References and Bibliography
[1] UNCCD (2011) Desertification: a visual synthesis. (Online) Available from: http://www.unccd.int/knowledge/docs/Desertification-EN.pdf (Accessed on 12 August, 2011).
[2] Geist H and Lambin E (2004) Dynamic causal patterns of desertification. BioScience 54: 817-829.
[3] McSteen P (2010) Auxin and monocot development. Cold Spring Harb Perspect Biol, a001479.
[4] Gyssel G and Poesen J (2003) The importance of plant root characteristics in controlling concentrated flow erosion rates. Earth surface processes and landforms 28: 371-384.
[5] Spaepe S et al. (2007) Indole-3-acetic acid in microbial and microorganism-plant signalling. FEMS Microbiol Rev 31: 425-448.
[6] Krome K et al. (2009) Soil bacteria and protozoa affect branching via effects on the auxin and cytokinin balance in plants. Plant Soil 328: 191-201.
[7] Mei C, Flinn BS. The use of beneficial microbial endophytes for plant biomass and stress tolerance improvement. Recent patents on biotechnology 2010 2010-Jan;4(1): pp. 81-95.
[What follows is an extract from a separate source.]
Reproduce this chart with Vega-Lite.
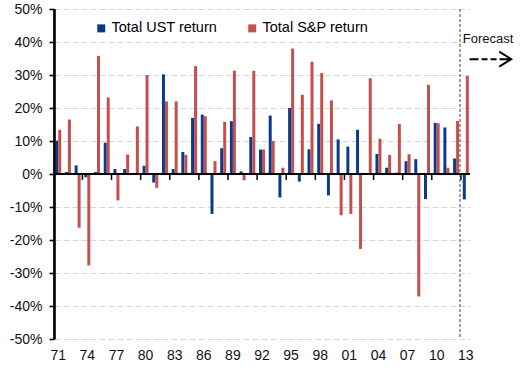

[8] Sturz AV, Christie BR, Nowak J. Bacterial endophytes: Potential role in developing sustainable systems of crop production. Critical Reviews in Plant Sciences 2000 2000;19(1): pp. 1-30.
[9] Spaepen S, Vanderleyden J, Remans R. Indole-3-acetic acid in microbial and microorganism-plant signaling. FEMS microbiology reviews 2007 JUL 2007;31(4): pp. 425-448.
[10] Yang S, Vanderbeld B, Wan J, Huang Y. Narrowing Down the Targets: Towards Successful Genetic Engineering of Drought-Tolerant Crops. Molecular Plant 2010 MAY 2010;3(3): pp. 469-490.